- Origin: Stavanger, Norway
- Genres: Alternative rock
- Years active: 1994–2002

= The Getaway People =

Norwegian alt-rock band (1994–2002)

The Getaway People was a Norwegian alternative rock band best known for their song "Six Pacs" which was used as the theme song for the television series Young Americans.

==History==
The Getaway People formed in Stavanger, Norway in 1994 with the intention to "write songs about getting away from everyday pressures through whatever means necessary to give breathing space so we can function better."

The band's first album The Getaway People was released in 1998. Its first single "She Gave Me Love" received airplay from some alternative radio stations. The band toured with Dave Matthews Band, Barenaked Ladies and Semisonic during this time.

After signing with Columbia Records, the band released their second and final album Turnpike Diaries. Its only official single was "Six Pacs", however several tracks from the album made their way onto various soundtrack albums for films and television shows.

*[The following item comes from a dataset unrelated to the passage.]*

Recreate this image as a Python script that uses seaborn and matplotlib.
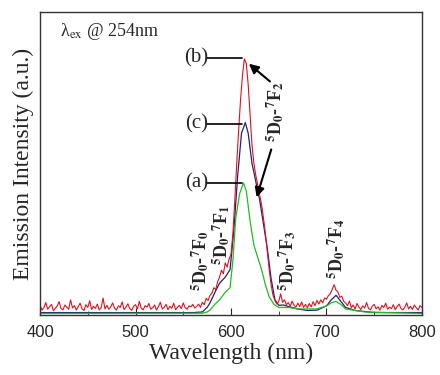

- At the request of the show's producers, a modified version of the song "Six Pacs," with lyrical references to cigarettes replaced, was used as the theme song for Young Americans.
- Three tracks ("Six Pacs", "Good Life", and "There She Goes") were featured in second-season episodes of Malcolm in the Middle.
- "There She Goes" was featured in the three films: The Sweetest Thing (starring Cameron Diaz), Bring It On (starring Kirsten Dunst) and A Lot Like Love (starring Ashton Kutcher and Amanda Peet).
- "She Gave Me Love" was featured on the soundtrack for the film Crazy/Beautiful (starring Kirsten Dunst).
- "Deceived By An Angel" was featured in series 1 episode 13 of As If.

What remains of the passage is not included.